Whatever collaboration there may be in the short term, Obama represents the end of the Bush era in the long term. Yet he will find himself dealing with the Bush legacy for years to come. He promised on the campaign trail to close the detention facility at the United States naval base at Guantánamo Bay, Cuba, but analysts in both parties expect that to be more difficult than he imagines. He will inherit a deficit that could approach $1 trillion next year, which could curtail his ambitions, like expanding health care coverage.
As a result, the shift from campaign trail rhetoric to halls-of-governance reality could prove turbulent. And Obama’s soaring speeches have created such a well of anticipation that there is a deep danger of letdown. He talked during the campaign of a “new politics” bringing Republicans and Democrats together. But if he really works with Republicans to find common ground on issues like Iraq, terrorism and climate change, he risks alienating his liberal base.

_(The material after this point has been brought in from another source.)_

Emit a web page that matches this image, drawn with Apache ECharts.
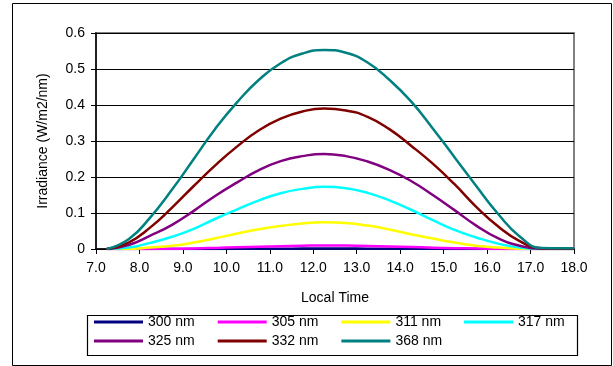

“You tend to campaign in black and white. You tend to govern in gray,” said Richard Haass, the president of the Council on Foreign Relations, who has worked for four presidents, most recently Bush.

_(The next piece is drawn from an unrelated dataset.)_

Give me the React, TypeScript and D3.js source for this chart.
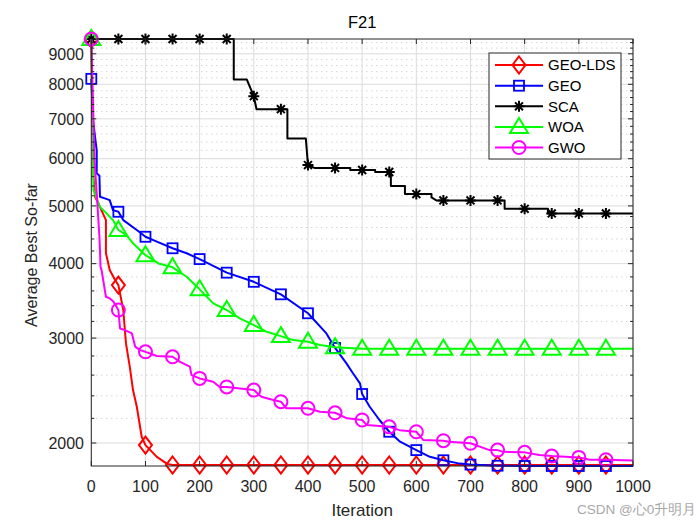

Even as Obama focuses initially on the economy, he faces a perilous moment abroad. Terrorists have exploited transitional moments in the West to launch attacks in Britain, Spain and even the United States, where Al Qaeda first tried to blow up the World Trade Center just weeks after Bill Clinton took office in 1993. “The range of problems and intensity of the risks has grown enormously in recent years,” said James Steinberg, who was Clinton’s deputy national security adviser.
And the beginning, as a new administration takes shape, is when the ranks of government are at their thinnest
The concern over potential vulnerability has grown all the more acute for this first handover of power since the attacks of Sept. 11, 2001, and the Obama transition team has made more extensive pre-election preparations than any other previous president-elect. Thanks to a new law signed by Bush, some of Obama’s transition advisers should have interim security clearances starting on Wednesday.
All the preparation in the world, however, can fall apart in an unexpected crisis.
“There’s always some surprise that you can’t plan for,” said Nancy Soderberg, a top national security aide under Clinton. She recalled the first President George Bush’s decision to send troops into Somalia just before handing over the Oval Office to Clinton. This time, Soderberg said, “my guess is it will be something in Pakistan.”
Obama starts with powerful advantages at home and abroad. His election will be welcomed by many around the world disaffected with the Bush administration. And Obama will have a Congress even more decisively controlled by Democrats after the sweep on Tuesday night. “He’s not going to be held up by difficult confirmation fights,” said Craig Fuller, who was a top aide to President Ronald Reagan and President George Bush.
But the task awaiting Obama arguably transcends this economic program or that foreign crisis. He takes over a nation weary of the past and wary of the future, gloomy about its place in the world, cynical about its government and desperate for some sense of deliverance. Nearly nine of every 10 Americans think the country is on the wrong track, the deepest expression of national pessimism in the polling history.
“Obama this year recognizes the country needs to be healed,” said the presidential historian Michael Beschloss. “It’s been a very rough 10 years, beginning with a very controversial impeachment, the recount, 9/11, the wars in Afghanistan and Iraq, Katrina and now the financial crisis.
“If you think of the shock to the system these things have had over a 10-year period, I think Obama recognizes he needs to really settle our nerves.”